Papua New GuineaAn extraordinary Open Air Museum
Holding onto the rope attached to the door of the thirty-year-old Suzuki taxi van offered me safety from the hot asphalt snake dominating my day. The wood benches lining the walls seemed invisible because of dozens of people held in place by each other. Handmade bags of cuscus fur (called bilum) covered the holes in the floor. Only females carried bilum bags sized small enough for a child to carry a few vegetables in, or for an adult to carry small pigs home from the market. Bilums have long straps, and the girls and women loop the straps around their foreheads and balance the bags over their shoulders and down their backs.

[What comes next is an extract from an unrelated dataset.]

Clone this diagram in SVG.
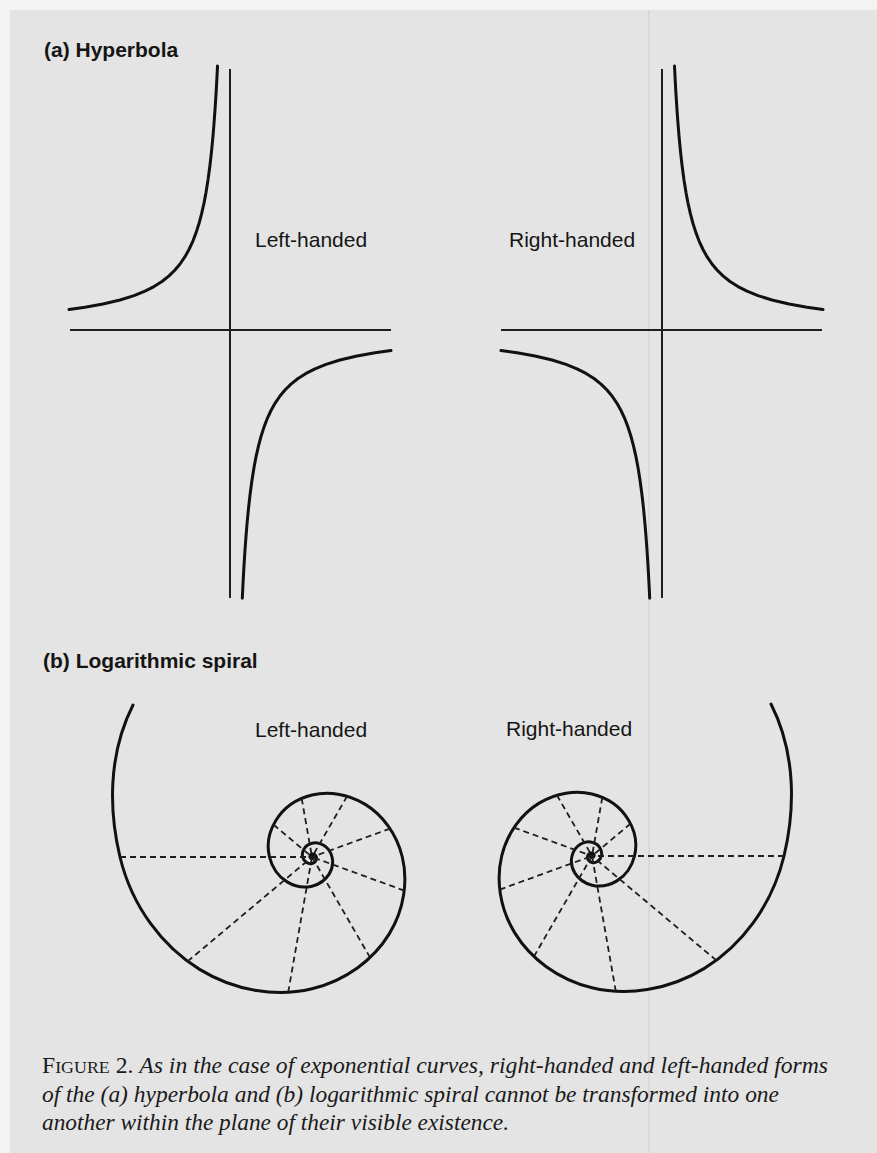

Rice sacks (filled with yams or thousands of betel nuts), children, and baby chicks pleading for their mothers, fought for room to breathe in the van. A child sitting on my feet peeled an orange and discarded the peelings in my lap after quickly wiping her hands on my pant leg. Everyone seemed to be hugging a neighbor, holding on tight as the taxi driver maneuvered the corners while he looked for a CD hiding under his seat. The twelve kilometer trip to the first village took almost two hours, not a concern for the locals.
The country that appears on the outside as one of the last great frontiers quickly adopted western ways with their cell phones, radios, and generators for satellite televisions. So why is there no money for shoes?